AN UNJUST “PEACE”

I keep hearing from people who insist we should try “containment” of Iraq instead of war. They don’t seem to have observed that we are where we are precisely because of twelve years of “containment”. But, leaving that aside for a moment, what can containment mean now? One thing it surely does mean is maintaining sanctions. As Tony Blair just noted, “The moral choice in relation to this is a moral choice that has to weigh up the moral consequences of war. But the alternative is to carry on with a sanctions regime which, because of the way Saddam Hussein implements it, leads to thousands of people dying needlessly in Iraq every year.” Exactly. How odd that those who have long accused the West of murdering thousands of Iraqi babies because of sanctions now want to continue those sanctions indefinitely. Of course, some don’t. As soon as the pressure is off, they’ll get back to lobbying for an end to such sanctions and liberating Saddam to even further horrors. But it seems to me that those who sincerely want to maintain the inspections farce and the sanctions tragedy need to be more honest in confronting the moral cost of this policy: not merely doing nothing credible to deter the threat to the West of weapons of mass destruction; not merely the signal to every terrorist and nuke-hungry dictator that the West is too weak to deal with them; not merely perpetuating and reinforcing one of the most hideous police states on the planet; not merely fatally undermining the credibility of the U.N.; but also maintaining the cruelty of famine for the next generation of Iraqi children. This is what the Pope apparently wants. This is what legions of allegedly Christian clerics want. No-one should treat lightly the moral responsibility of waging war. But no-one should discount the moral burden of the alternative either.

A JUST WAR: This war is a just one. We didn’t start it. Saddam did – over twelve years ago. We responded at the time with a restraint and patience and deliberation that would have made Aquinas proud. After victory, we acted with a magnanimity utterly unreciprocated by the dictator we routed – even to the extent of leaving Saddam in power, even to the point of betraying in grotesque fashion the millions who dreamed of freedom – only to see slavery instead. (If only to right that horrifying wrong, we have a moral responsibility to finish the job.) We made a truce with the tyrant, with conditions that the entire world has witnessed him routinely violate. Our enemy, moreover, has no moral compunction whatsoever – he has violated every maxim of a just war imaginable. He has murdered opponents; he has gassed innocent and defenseless civilians; he preaches genocidal hatred and practises torture; he has laid waste to the environment; and made a mockery of religion.

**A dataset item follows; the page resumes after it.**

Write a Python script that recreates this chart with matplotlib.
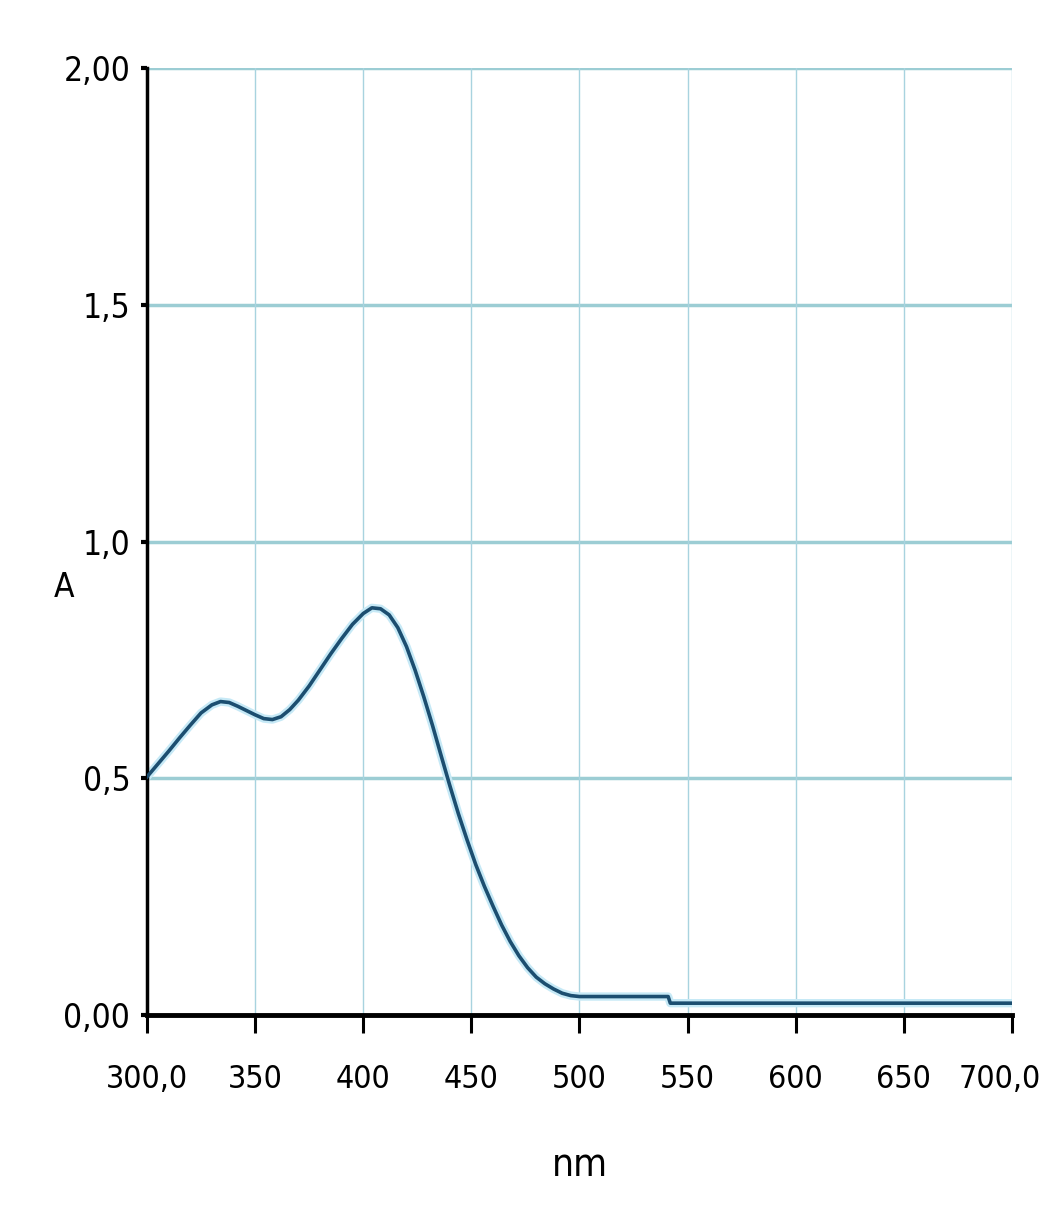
import numpy as np
import matplotlib
matplotlib.use("Agg")
import matplotlib.pyplot as plt
from matplotlib.transforms import ScaledTranslation

# absorption spectrum (nm, A)
wavelength = [300, 305, 310, 315, 320, 325, 330, 334, 338, 342, 346, 350, 354,
              358, 362, 366, 370, 375, 380, 385, 390, 395, 400, 404, 408, 412,
              416, 420, 424, 428, 432, 436, 440, 444, 448, 452, 456, 460, 464,
              468, 472, 476, 480, 484, 488, 492, 496, 500, 541, 542, 700]
absorb = [0.503, 0.530, 0.557, 0.585, 0.612, 0.638, 0.655, 0.662, 0.660, 0.652,
          0.643, 0.634, 0.626, 0.624, 0.630, 0.645, 0.665, 0.695, 0.729, 0.763,
          0.795, 0.825, 0.848, 0.860, 0.858, 0.845, 0.818, 0.778, 0.728, 0.672,
          0.612, 0.548, 0.485, 0.425, 0.370, 0.318, 0.272, 0.230, 0.190, 0.155,
          0.125, 0.100, 0.080, 0.066, 0.055, 0.046, 0.041, 0.039, 0.039, 0.025,
          0.025]

xticks = [300, 350, 400, 450, 500, 550, 600, 650, 700]
xlabels = ["300,0", "350", "400", "450", "500", "550", "600", "650", "700,0"]
yticks = [0.0, 0.5, 1.0, 1.5, 2.0]
ylabels = ["0,00", "0,5", "1,0", "1,5", "2,00"]

plt.rcParams['font.family'] = ['DejaVu Sans']
plt.rcParams['font.stretch'] = 'condensed'

fig = plt.figure(figsize=(10.5, 12.15), dpi=100)
ax = fig.add_axes([0.14, 0.1646, 0.8238, 0.7794])

# grid lines
for y in yticks[1:]:
    ax.axhline(y, color='#9ccdd4', lw=2.5, zorder=1)
for x in xticks[1:]:
    ax.axvline(x, color='#a8d3df', lw=1.0, zorder=1)

# spectrum with its light halo
ax.plot(wavelength, absorb, color='#c6e9f6', lw=6, zorder=2)
ax.plot(wavelength, absorb, color='#1c4e70', lw=2.6, zorder=3)

ax.set_xlim(300, 700)
ax.set_ylim(0, 2.0)

for s in ['top', 'right']:
    ax.spines[s].set_visible(False)
ax.spines['left'].set_linewidth(2.5)
ax.spines['bottom'].set_linewidth(3.5)
ax.spines['bottom'].set_zorder(5)

ax.set_xticks(xticks)
ax.set_xticklabels(xlabels, fontsize=23, fontstretch='condensed')
ax.set_yticks(yticks)
ax.set_yticklabels(ylabels, fontsize=24, fontstretch='condensed')
ax.tick_params(axis='x', direction='out', length=13, width=2.2, pad=22)
ax.tick_params(axis='y', direction='out', length=4, width=3, pad=8)

# keep "700,0" inside the picture
last = ax.xaxis.get_major_ticks()[-1].label1
last.set_transform(last.get_transform() + ScaledTranslation(-9 / 72, 0, fig.dpi_scale_trans))

ax.set_xlabel("nm", fontsize=28, fontstretch='condensed', va='center')
ax.xaxis.set_label_coords(0.5, -0.158)
ax.set_ylabel("A", fontsize=24, rotation=0, fontstretch='condensed', va='center')
ax.yaxis.set_label_coords(-0.096, 0.451)

fig.savefig("out.png", dpi=100)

He has refused to disarm; and lies through his teeth. When fanatical murderers from that region developed a terrorist network and massacred thousands of Western civilians, we realized that Saddam’s weapons couldn’t be contained in his lair with any guarantee of security. So we made a belated attempt to live up to the truce of 1991, to finish the unfinished job. We could have destroyed him and his regime at any point. We didn’t. We waited; we sent in inspectors; we were forced into sanctions. We went to the U.N. again to beg for help and support. The U.N. complied, provided a clear resolution, with the burden of proof finally on Saddam. Just as clearly, Saddam has violated it, and continues to violate it.

A VERY LAST RESORT: By any rational, objective standard, we have done everything we possibly can to settle this war peacefully. To say that we are in a rush to war is an obscene fabrication, a statement of wilful amnesia, a simple denial of history. To retreat now, to concede that this monster has a better case than we do in the final prosecution of this war is a travesty of any concept of just war theory. In fact, it is to engage in positive pro-active injustice. Yes, we must do all we possibly can to keep casualties in this war as low as possible. We must do more than we can imagine to help rebuild that poor country and bring hope and democracy to its terrorized and brutalized people. And those objectives are absolutely essential for the justice of this war to be maintained. But equally, we would fail in any conception of Christian duty if we failed to act after all this time, if we let evil succeed, if we lost confidence in our capacity to do what is morally right. I’m tired of our moral defensiveness in this matter. It bears saying once and many times again: those advocating war as the last resort after twelve years of broken promises, butchery, evasion and threat on the part of Saddam are morally in the right. And, however good their intentions, the thousands of protestors who will throng the streets of Western cities this weekend are the purveyors and celebrants of a rank and palpable injustice.

THOUGHT FOR THE DAY: “Neither the United States of America nor the world community of nations can tolerate deliberate deception and offensive threats on the part of any nation large or small. We no longer live in a world where the actual firing of weapons represents a sufficient challenge to a nation’s security to constitute maximum peril.” – President John F. Kennedy, Oct. 21, 1962.

APOSTASY WATCH: Two years ago, when I was still allowed to write for the New York Times, I wrote this screed against romantic love. And now? Happy Valentine’s Day. I miss you.